Like the war in Lebanon, the conflict between Israelis and Palestinians, a mixture of guerrilla warfare and terrorism, has had brutalizing effects on Israeli society. Israeli proclivities toward domestic violence, rudeness in the streets or road rage seem somehow linked to what soldiers are taught to do in order to deal with regional and Palestinian threats. "It's a long-term problem," said Alpher. "It's hard to prove the connection but many feel it is there. " And ironically, toughness in the face of tough times has produced a vicious circle. "The first Intifada [1987-1993] broke out in part because of the brutal behavior of our soldiers at roadblocks and elsewhere," noted Alpher.

But Israel's grim scenario is not necessarily one the United States will follow. "American idealism will stand as a huge resource" for coping with Tuesday's devastating blows on New York and Washington, said Ezrahi. "Once a sense of defending a civilization is established, it's easier to withstand terror. It becomes a war."

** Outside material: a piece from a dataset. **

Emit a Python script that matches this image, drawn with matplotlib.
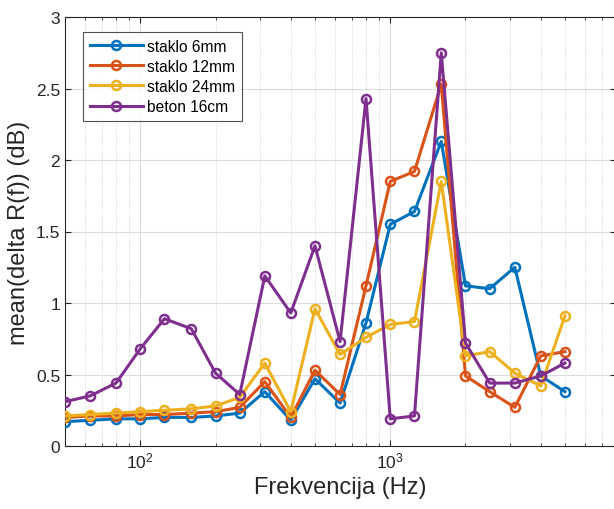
import numpy as np
import matplotlib
matplotlib.use("Agg")
import matplotlib.pyplot as plt
from matplotlib.ticker import LogLocator, NullFormatter

plt.rcParams["font.family"] = ["Liberation Sans", "DejaVu Sans"]

freq = [50, 63, 80, 100, 125, 160, 200, 250, 315, 400, 500, 630, 800,
        1000, 1250, 1600, 2000, 2500, 3150, 4000, 5000]

staklo_6mm = [0.17, 0.18, 0.19, 0.19, 0.20, 0.20, 0.21, 0.23, 0.38, 0.18, 0.47,
              0.30, 0.86, 1.55, 1.64, 2.13, 1.12, 1.10, 1.25, 0.49, 0.38]
staklo_12mm = [0.20, 0.21, 0.21, 0.22, 0.22, 0.23, 0.24, 0.27, 0.45, 0.20, 0.53,
               0.36, 1.12, 1.85, 1.92, 2.53, 0.49, 0.38, 0.27, 0.63, 0.66]
staklo_24mm = [0.21, 0.22, 0.23, 0.24, 0.25, 0.26, 0.28, 0.34, 0.58, 0.24, 0.96,
               0.64, 0.76, 0.85, 0.87, 1.85, 0.63, 0.66, 0.51, 0.42, 0.91]
beton_16cm = [0.31, 0.35, 0.44, 0.68, 0.89, 0.82, 0.51, 0.36, 1.19, 0.93, 1.40,
              0.73, 2.43, 0.19, 0.21, 2.75, 0.72, 0.44, 0.44, 0.49, 0.58]

labels = ["staklo 6mm", "staklo 12mm", "staklo 24mm", "beton 16cm"]
colors = ["#0072BD", "#D95319", "#EDB120", "#7E2F8E"]

fig = plt.figure(figsize=(6.14, 5.1), dpi=100)
ax = fig.add_axes([65 / 614, 63 / 510, 551 / 614, 429 / 510])

for y, lab, c in zip([staklo_6mm, staklo_12mm, staklo_24mm, beton_16cm], labels, colors):
    ax.plot(freq, y, "-o", color=c, lw=2.2, ms=6.5, mew=1.8,
            markerfacecolor="none", label=lab, zorder=3)

ax.set_xscale("log")
ax.set_xlim(50, 8000)
ax.set_ylim(0, 3)
ax.set_yticks([0, 0.5, 1, 1.5, 2, 2.5, 3])
ax.set_yticklabels(["0", "0.5", "1", "1.5", "2", "2.5", "3"])
ax.xaxis.set_major_locator(LogLocator(base=10))
ax.xaxis.set_minor_locator(LogLocator(base=10, subs=np.arange(2, 10)))
ax.xaxis.set_minor_formatter(NullFormatter())

ax.grid(True, which="major", color="#dcdcdc", lw=0.8, zorder=0)
ax.grid(True, which="minor", axis="x", color="#c8c8c8", lw=0.6, ls=":", zorder=0)
ax.set_axisbelow(True)

ax.tick_params(which="both", direction="in", top=True, right=True,
               colors="#262626", labelsize=12.5)
ax.tick_params(which="major", length=4)
ax.tick_params(which="minor", length=2)
for s in ax.spines.values():
    s.set_color("#262626")
    s.set_linewidth(0.8)

ax.set_xlabel("Frekvencija (Hz)", fontsize=17, color="#262626")
ax.set_ylabel("mean(delta R(f)) (dB)", fontsize=17, color="#262626")

leg = ax.legend(loc="upper left", bbox_to_anchor=(0.032, 0.966), fontsize=11.2,
                frameon=True, fancybox=False, edgecolor="#262626",
                handlelength=3.4, borderpad=0.45, labelspacing=0.33,
                handletextpad=0.3, borderaxespad=0)
leg.get_frame().set_linewidth(0.8)

fig.savefig("out.png", dpi=100)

In dealing with their losses, Israelis have not always had the comforting feeling that they are waging a just and necessary battle. Apart from settlers who live in the West Bank and Gaza for ideological reasons and see their resistance to attacks by Palestinian gunmen as the heroic embodiment of a national and religious duty, many Israelis have been plagued in the past with moral uncertainties. Because of the curse of occupation, "There is no sense of idealism in defending Israeli values," believes Ezrahi. Throughout the 1990s there was a lingering suspicion that if the West Bank and Gaza were turned over to the Palestinians and past grievances were addressed seriously, some of the anger and frustration fueling local terrorism would be defused. Those feelings were at the base of the Oslo negotiations that sought to exchange land for peace and security.

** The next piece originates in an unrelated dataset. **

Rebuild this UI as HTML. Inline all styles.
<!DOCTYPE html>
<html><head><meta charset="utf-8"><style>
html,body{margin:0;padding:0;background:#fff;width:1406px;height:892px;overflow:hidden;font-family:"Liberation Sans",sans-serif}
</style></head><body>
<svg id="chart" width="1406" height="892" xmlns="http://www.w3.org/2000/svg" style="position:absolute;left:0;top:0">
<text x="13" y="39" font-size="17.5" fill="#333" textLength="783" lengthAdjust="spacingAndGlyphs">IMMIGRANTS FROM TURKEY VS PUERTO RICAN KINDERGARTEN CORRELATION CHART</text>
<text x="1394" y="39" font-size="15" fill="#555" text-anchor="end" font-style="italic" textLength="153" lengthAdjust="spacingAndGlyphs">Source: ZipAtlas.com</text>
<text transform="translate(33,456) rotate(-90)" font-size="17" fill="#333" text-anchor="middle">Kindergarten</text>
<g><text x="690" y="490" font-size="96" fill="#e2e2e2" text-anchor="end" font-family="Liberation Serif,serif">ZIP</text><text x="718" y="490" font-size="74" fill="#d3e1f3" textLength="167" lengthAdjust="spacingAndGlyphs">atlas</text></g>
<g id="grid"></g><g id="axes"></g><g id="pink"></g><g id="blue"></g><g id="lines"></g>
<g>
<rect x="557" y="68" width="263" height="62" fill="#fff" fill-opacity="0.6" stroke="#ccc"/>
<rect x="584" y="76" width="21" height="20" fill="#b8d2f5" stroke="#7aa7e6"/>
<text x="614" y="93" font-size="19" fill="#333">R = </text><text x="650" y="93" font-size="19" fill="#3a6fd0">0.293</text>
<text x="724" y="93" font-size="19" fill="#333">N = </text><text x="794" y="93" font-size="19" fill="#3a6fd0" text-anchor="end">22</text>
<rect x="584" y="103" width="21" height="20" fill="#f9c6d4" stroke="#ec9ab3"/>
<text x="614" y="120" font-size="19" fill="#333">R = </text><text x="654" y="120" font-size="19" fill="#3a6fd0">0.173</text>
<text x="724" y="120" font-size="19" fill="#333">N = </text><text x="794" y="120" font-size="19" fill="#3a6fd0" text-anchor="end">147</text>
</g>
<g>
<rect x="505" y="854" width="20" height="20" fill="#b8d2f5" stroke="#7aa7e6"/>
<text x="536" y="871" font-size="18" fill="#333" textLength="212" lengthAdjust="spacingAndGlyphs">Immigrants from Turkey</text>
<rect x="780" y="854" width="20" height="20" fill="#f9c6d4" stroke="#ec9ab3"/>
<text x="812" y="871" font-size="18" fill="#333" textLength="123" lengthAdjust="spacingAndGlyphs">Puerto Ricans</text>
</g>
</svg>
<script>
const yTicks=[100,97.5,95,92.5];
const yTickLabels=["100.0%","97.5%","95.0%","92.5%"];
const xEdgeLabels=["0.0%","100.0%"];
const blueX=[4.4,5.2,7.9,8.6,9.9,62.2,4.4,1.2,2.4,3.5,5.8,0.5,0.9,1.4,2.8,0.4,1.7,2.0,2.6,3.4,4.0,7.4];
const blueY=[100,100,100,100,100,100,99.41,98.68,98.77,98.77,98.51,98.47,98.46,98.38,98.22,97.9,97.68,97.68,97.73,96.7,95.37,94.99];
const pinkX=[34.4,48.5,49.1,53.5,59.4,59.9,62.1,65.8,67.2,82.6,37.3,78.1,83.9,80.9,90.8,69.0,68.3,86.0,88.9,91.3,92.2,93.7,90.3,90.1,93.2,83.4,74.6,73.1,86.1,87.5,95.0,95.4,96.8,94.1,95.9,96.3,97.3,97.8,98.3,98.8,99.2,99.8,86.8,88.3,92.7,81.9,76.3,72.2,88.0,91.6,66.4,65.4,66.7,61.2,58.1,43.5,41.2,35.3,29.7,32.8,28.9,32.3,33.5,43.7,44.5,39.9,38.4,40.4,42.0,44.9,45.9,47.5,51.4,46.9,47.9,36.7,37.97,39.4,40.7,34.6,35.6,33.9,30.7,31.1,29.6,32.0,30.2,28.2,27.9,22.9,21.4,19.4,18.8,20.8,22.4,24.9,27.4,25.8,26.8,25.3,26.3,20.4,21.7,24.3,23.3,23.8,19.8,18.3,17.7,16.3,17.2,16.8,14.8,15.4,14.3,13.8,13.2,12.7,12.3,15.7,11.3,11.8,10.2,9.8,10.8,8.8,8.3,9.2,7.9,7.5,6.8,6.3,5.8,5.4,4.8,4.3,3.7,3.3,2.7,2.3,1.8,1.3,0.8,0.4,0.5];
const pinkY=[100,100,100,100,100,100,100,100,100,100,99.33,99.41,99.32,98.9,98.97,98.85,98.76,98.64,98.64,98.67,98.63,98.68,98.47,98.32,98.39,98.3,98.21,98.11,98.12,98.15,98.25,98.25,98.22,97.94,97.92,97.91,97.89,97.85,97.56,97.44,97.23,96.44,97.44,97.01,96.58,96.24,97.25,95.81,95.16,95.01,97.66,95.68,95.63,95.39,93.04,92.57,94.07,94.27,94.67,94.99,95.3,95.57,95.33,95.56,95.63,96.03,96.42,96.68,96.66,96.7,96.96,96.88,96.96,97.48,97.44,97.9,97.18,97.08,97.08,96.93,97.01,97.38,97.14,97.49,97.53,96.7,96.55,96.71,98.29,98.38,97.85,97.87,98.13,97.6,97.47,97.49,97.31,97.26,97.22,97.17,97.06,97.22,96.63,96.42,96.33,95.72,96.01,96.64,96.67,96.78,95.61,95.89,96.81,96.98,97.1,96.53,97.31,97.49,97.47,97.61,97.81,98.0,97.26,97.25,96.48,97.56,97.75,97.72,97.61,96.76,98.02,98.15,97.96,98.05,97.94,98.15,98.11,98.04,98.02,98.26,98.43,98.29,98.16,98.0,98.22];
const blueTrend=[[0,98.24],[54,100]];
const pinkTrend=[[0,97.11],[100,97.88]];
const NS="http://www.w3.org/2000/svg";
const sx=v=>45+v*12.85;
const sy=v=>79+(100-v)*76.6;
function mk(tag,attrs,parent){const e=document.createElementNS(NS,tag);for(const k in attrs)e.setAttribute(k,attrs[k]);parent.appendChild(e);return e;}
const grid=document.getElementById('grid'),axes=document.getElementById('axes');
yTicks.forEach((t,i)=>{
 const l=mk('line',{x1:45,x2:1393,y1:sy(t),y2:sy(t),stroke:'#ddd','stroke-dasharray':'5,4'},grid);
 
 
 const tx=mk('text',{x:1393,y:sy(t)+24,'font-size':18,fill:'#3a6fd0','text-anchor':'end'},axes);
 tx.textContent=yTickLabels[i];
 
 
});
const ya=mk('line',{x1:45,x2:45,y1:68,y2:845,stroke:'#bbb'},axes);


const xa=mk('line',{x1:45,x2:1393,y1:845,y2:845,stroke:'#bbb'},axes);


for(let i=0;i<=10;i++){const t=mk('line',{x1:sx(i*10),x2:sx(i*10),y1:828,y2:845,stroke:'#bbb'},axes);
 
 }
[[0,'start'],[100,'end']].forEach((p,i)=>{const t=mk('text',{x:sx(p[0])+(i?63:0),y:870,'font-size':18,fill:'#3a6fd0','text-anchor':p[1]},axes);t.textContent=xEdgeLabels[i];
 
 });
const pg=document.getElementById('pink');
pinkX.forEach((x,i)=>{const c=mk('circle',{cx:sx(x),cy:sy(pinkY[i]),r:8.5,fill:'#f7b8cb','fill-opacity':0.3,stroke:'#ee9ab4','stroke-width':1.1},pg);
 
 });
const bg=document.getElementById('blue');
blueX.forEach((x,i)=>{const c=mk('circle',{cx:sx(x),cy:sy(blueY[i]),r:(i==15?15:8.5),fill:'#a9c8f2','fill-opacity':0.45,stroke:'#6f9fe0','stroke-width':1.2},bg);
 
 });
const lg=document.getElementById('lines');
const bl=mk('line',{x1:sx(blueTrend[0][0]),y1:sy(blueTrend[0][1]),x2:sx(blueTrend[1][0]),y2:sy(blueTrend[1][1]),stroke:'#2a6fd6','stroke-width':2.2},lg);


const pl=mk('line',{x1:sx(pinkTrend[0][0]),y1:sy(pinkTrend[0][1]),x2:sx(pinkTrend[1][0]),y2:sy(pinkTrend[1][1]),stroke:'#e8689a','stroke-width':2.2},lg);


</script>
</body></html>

Palestinian leader Yasser Arafat's rejection of a far-reaching Israeli peace plan last summer dealt a first blow to that theory. Tuesday's shocking acts may have buried it entirely. When groups of Palestinians were caught on film cheering the devastating terrorist attacks against the United States, they were destined to be judged through guilt by association with a heinous crime, and many of the doubts and gray areas vanished from Israelis' minds. "What are they going to call the pilots of those suicide planes? 'Guerrilla fighters?' No they're terrorists," said the lawyer Tsabag, usually sympathetic to the other side's arguments. "It doesn't matter if they did it for a good cause. Causes are relative, but death is death."